Consider the following code snippet:

union
{
   int a;
   float b;
};

a = /* ... */;

b = a;               // is this UB?
b = b + something;

I

Answer 1

I would expect that unless the source and destination variables are the same type, such a thing would be Undefined Behavior in C, and I see no reason to expect C++ to handle it any differently. Given long long *x,*y;, some compilers might process a statement like *x = *y >>8; by generating code to read all of *y, compute the result, and store it to *x, but a compiler might perfectly legitimately write code that copied parts of *y to *x individually. The standard makes clear that if *x and *y are pointers to the same object of the same type, the compiler must ensure that no part of the value gets overwritten while that part is still needed in the computation, but compilers are not required to deal with aliasing in other situations.

Answer 2

Unfortunately I believe the answer to this question is that this operation on unions is under specified in C++, although self assignment is perfectly ok.

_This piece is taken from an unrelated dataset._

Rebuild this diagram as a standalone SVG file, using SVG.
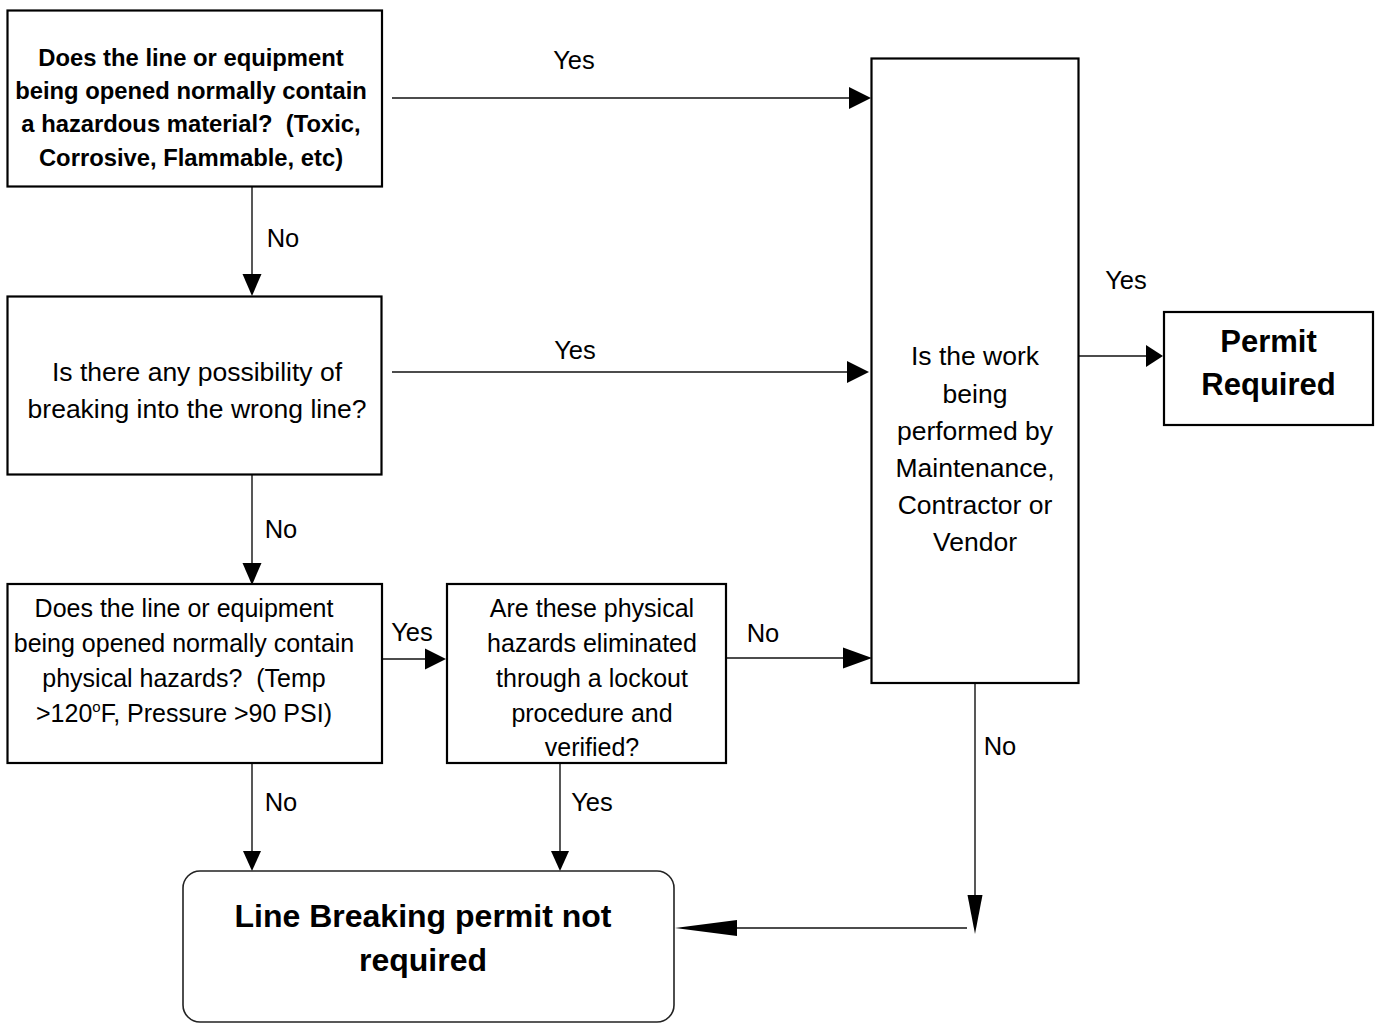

Self assignment is well defined behavior, if we look at the draft C++ standard section 1.9 Program execution paragraph 15 has the following examples:

void f(int, int);
void g(int i, int* v) {
    i = v[i++]; // the behavior is undefined
    i = 7, i++, i++; // i becomes 9

    i = i++ + 1; // the behavior is undefined
    i = i + 1; // the value of i is incremented

    f(i = -1, i = -1); // the behavior is undefined
}

and self assignment is covered in the i = i + 1 example.

The problem here is that unlike C89 forward which supports type-punning in C++ it is not clear. We only know that:

In a union, at most one of the non-static data members can be active at any time

but as this discussion in the WG21 UB study group mailing list shows this concept is not well understood, we have the following comments:

While the standard uses the term "active field", it does not define it

and points out this non-normative note:

Note: In general, one must use explicit destructor calls and placement new operators to change the active member of a union. — end note

so we have to wonder whether:

b = a;

makes b the active member or not? I don't know and I don't see a way to prove it with the any of the current versions of the draft standard.

Although in all practicality most modern compilers for example gcc supports type-punning in C++, which means that the whole concept of the active member is bypassed.